VMs are reporting as inaccessible due to Single fault in vSAN environment
Example
6 node cluster with 5 data nodes and 1 compute node. Single disk failure.
Object has been laid out as a FTT-0 due to forced provisioning even with a RAID 6/FTT-2 policy being used on a 5 node cluster.
Object UUID: ccda0267-ec69-75cd-8d14-############:
Version: 14
Health: inaccessible - Lost data availability.(APD)
Owner: HOST
Size: 0.00 GB
Used: 0.00 GB
Used 4K Blocks: 0.00 GB
Policy: stripeWidth: 1
proportionalCapacity: [0, 100]
hostFailuresToTolerate: 2
forceProvisioning: 1
spbmProfileId: aa6d5a82-1c88-45da-85d3-############
spbmProfileGenerationNumber: 4
replicaPreference: Capacity
CSN: 4036
SCSN: 3186
spbmProfileName: vSAN Default Storage Policy
Configuration:
Concatenation
Component: 7aec8b68-f466-2dbc-cd21-############
Component State: ABSENT, Address Space(B): 273804165120 (255.00GB), Disk UUID: 5262d69c-060f-d321-bc17-############, Disk Name: N/A
Votes: 2, Host UUID: None
Component: d7284a68-e4d7-4cc0-d5b4-############
Component State: ACTIVE, Address Space(B): 48318382080 (45.00GB), Disk UUID: 526dd29e-2f19-7ff4-080a-############, Disk Name: naa.################:2
Votes: 1, Capacity Used(B): 12582912 (0.01GB), Physical Capacity Used(B): 4194304 (0.00GB), Total 4K Blocks Used(B): 4349952 (0.00GB), Host Name: host1.doman.com
VMware vSAN (all version)
Per the vSAN Design Guide Page #23
The Force provisioning policy allows vSAN to violate the NumberOfFailuresToTolerate (FTT) ,
NumberOfDiskStripesPerObject (SW) and FlashReadCacheReservation (FRCR) policy settings during the initial deployment of
a virtual machine.
vSAN will attempt to find a placement that meets all requirements.

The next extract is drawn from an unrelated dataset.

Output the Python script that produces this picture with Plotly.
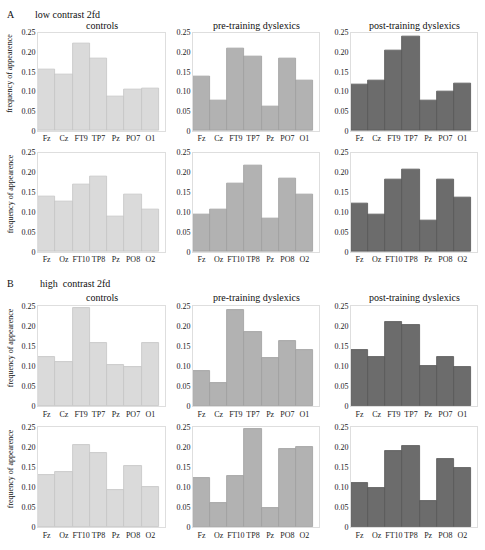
import plotly.graph_objects as go

# electrode labels (left / right hemisphere panels)
sites_left = ['Fz', 'Cz', 'FT9', 'TP7', 'Pz', 'PO7', 'O1']
sites_right = ['Fz', 'Oz', 'FT10', 'TP8', 'Pz', 'PO8', 'O2']

groups = ['controls', 'pre-training dyslexics', 'post-training dyslexics']

# A: low contrast 2fd
low_left_controls = [0.156, 0.144, 0.222, 0.185, 0.088, 0.104, 0.108]
low_left_pre = [0.138, 0.077, 0.210, 0.189, 0.062, 0.185, 0.128]
low_left_post = [0.117, 0.127, 0.203, 0.241, 0.077, 0.101, 0.120]
low_right_controls = [0.140, 0.127, 0.170, 0.190, 0.089, 0.145, 0.107]
low_right_pre = [0.095, 0.106, 0.172, 0.217, 0.084, 0.184, 0.144]
low_right_post = [0.121, 0.094, 0.181, 0.207, 0.078, 0.181, 0.137]

# B: high contrast 2fd
high_left_controls = [0.123, 0.110, 0.245, 0.158, 0.103, 0.099, 0.159]
high_left_pre = [0.089, 0.059, 0.240, 0.185, 0.120, 0.164, 0.140]
high_left_post = [0.140, 0.123, 0.209, 0.203, 0.100, 0.124, 0.098]
high_right_controls = [0.131, 0.139, 0.204, 0.185, 0.094, 0.153, 0.100]
high_right_pre = [0.122, 0.061, 0.128, 0.245, 0.049, 0.195, 0.200]
high_right_post = [0.110, 0.097, 0.190, 0.203, 0.065, 0.171, 0.149]

y_ticks = [0, 0.05, 0.10, 0.15, 0.20, 0.25]
y_tick_text = ['0', '0.05', '0.10', '0.15', '0.20', '0.25']

W, H = 485, 550
FONT = 'Liberation Serif'

fills = ['rgb(218,218,218)', 'rgb(178,178,178)', 'rgb(108,108,108)']
edges = ['rgb(196,196,196)', 'rgb(158,158,158)', 'rgb(88,88,88)']

# panel boxes in pixels
col_px = [(38, 165), (193, 319), (351, 477)]
row_px = [(29, 129), (151, 252), (307, 409), (430, 532)]

rows = [
    (sites_left, [low_left_controls, low_left_pre, low_left_post]),
    (sites_right, [low_right_controls, low_right_pre, low_right_post]),
    (sites_left, [high_left_controls, high_left_pre, high_left_post]),
    (sites_right, [high_right_controls, high_right_pre, high_right_post]),
]

fig = go.Figure()
layout = {}
n = 0
for r, (sites, series) in enumerate(rows):
    for c, vals in enumerate(series):
        n += 1
        xa = 'x' if n == 1 else f'x{n}'
        ya = 'y' if n == 1 else f'y{n}'
        fig.add_trace(go.Bar(
            x=sites, y=vals, xaxis=xa, yaxis=ya,
            marker=dict(color=fills[c], line=dict(color=edges[c], width=0.8)),
            showlegend=False,
        ))
        x0, x1 = col_px[c]
        y0, y1 = row_px[r]
        key = '' if n == 1 else str(n)
        layout['xaxis' + key] = dict(
            domain=[x0 / W, x1 / W], anchor=ya, range=[-0.5, 6.85],
            type='category', showline=True, mirror=True,
            linecolor='rgb(222,222,222)', linewidth=1, ticks='',
            showgrid=False, zeroline=False, tickangle=0,
            tickfont=dict(family=FONT, size=8, color='#222'),
        )
        layout['yaxis' + key] = dict(
            domain=[1 - y1 / H, 1 - y0 / H], anchor=xa, range=[0, 0.25],
            tickmode='array', tickvals=y_ticks, ticktext=y_tick_text,
            showline=True, mirror=True, linecolor='rgb(222,222,222)',
            linewidth=1, ticks='', showgrid=False, zeroline=False,
            tickfont=dict(family=FONT, size=8, color='#222'),
        )

fig.update_layout(**layout)

annotations = []


def px_note(text, x, y, size=10, xanchor='center', angle=0):
    annotations.append(dict(
        text=text, x=x / W, y=1 - y / H, xref='paper', yref='paper',
        showarrow=False, xanchor=xanchor, yanchor='middle', textangle=angle,
        font=dict(family=FONT, size=size, color='#111'),
    ))


# section headers
px_note('A', 5, 11, xanchor='left')
px_note('low contrast 2fd', 33, 11, xanchor='left')
px_note('B', 5, 284, xanchor='left')
px_note('high\u00a0 contrast 2fd', 38, 284, xanchor='left')

# group titles above rows 1 and 3
for title_y in (22, 298):
    for c, g in enumerate(groups):
        px_note(g, (col_px[c][0] + col_px[c][1]) / 2, title_y)

# y labels on the first column
for (y0, y1) in row_px:
    px_note('frequency of appearence', 10, (y0 + y1) / 2 - 8, size=8, angle=-90)

fig.update_layout(
    width=W, height=H,
    margin=dict(l=0, r=0, t=0, b=0),
    paper_bgcolor='white', plot_bgcolor='white',
    bargap=0,
    annotations=annotations,
    font=dict(family=FONT),
)

# drop the browser's default body margin so the figure sits at the page corner
fig.write_html("out.html", config={'displayModeBar': False},
               post_script="document.body.style.margin='0';")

If it cannot, it will attempt a much simpler placement with
requirements reduced to FTT=0, SW=1, FRCR=0. This means vSAN will attempt to create an object with just a single mirror.
Any ObjectSpaceReservation (OSR) policy setting is still honored.
vSAN does not gracefully try to find a placement for an object that simply reduces the requirements that cannot be met. For
example, if an object asks for FTT=2, if that cannot be met, vSAN will not try FTT=1, but instead immediately tries FTT=0.
Similarly, if the requirement was FTT=1, SW=10, but vSAN does not have enough capacity devices to accommodate SW=10,
then it will fall back to FTT=0, SW=1, even though a policy of FTT=1, SW=1 may have succeeded.
Caution : Another special consideration relates to entering Maintenance Mode in full data migration mode, as well as
disk/disk group removal with data migration.If an object is currently non-compliant due to force provisioning (either because
initial placement or policy reconfiguration could not satisfy the policy requirements), then "Full data evacuation" of such an
object will actually behave like "Ensure Accessibility", i.e. the evacuation will allow the object to have reduced availability,
exposing it a higher risk. This is an important consideration when using force provisioning, and only applies for non-compliant
objects.
Open a case with VMware Support to investigate any inaccessible objects.
To prevent an event in the future disable forced provisioning and / or choose a policy that is compatible with you environment.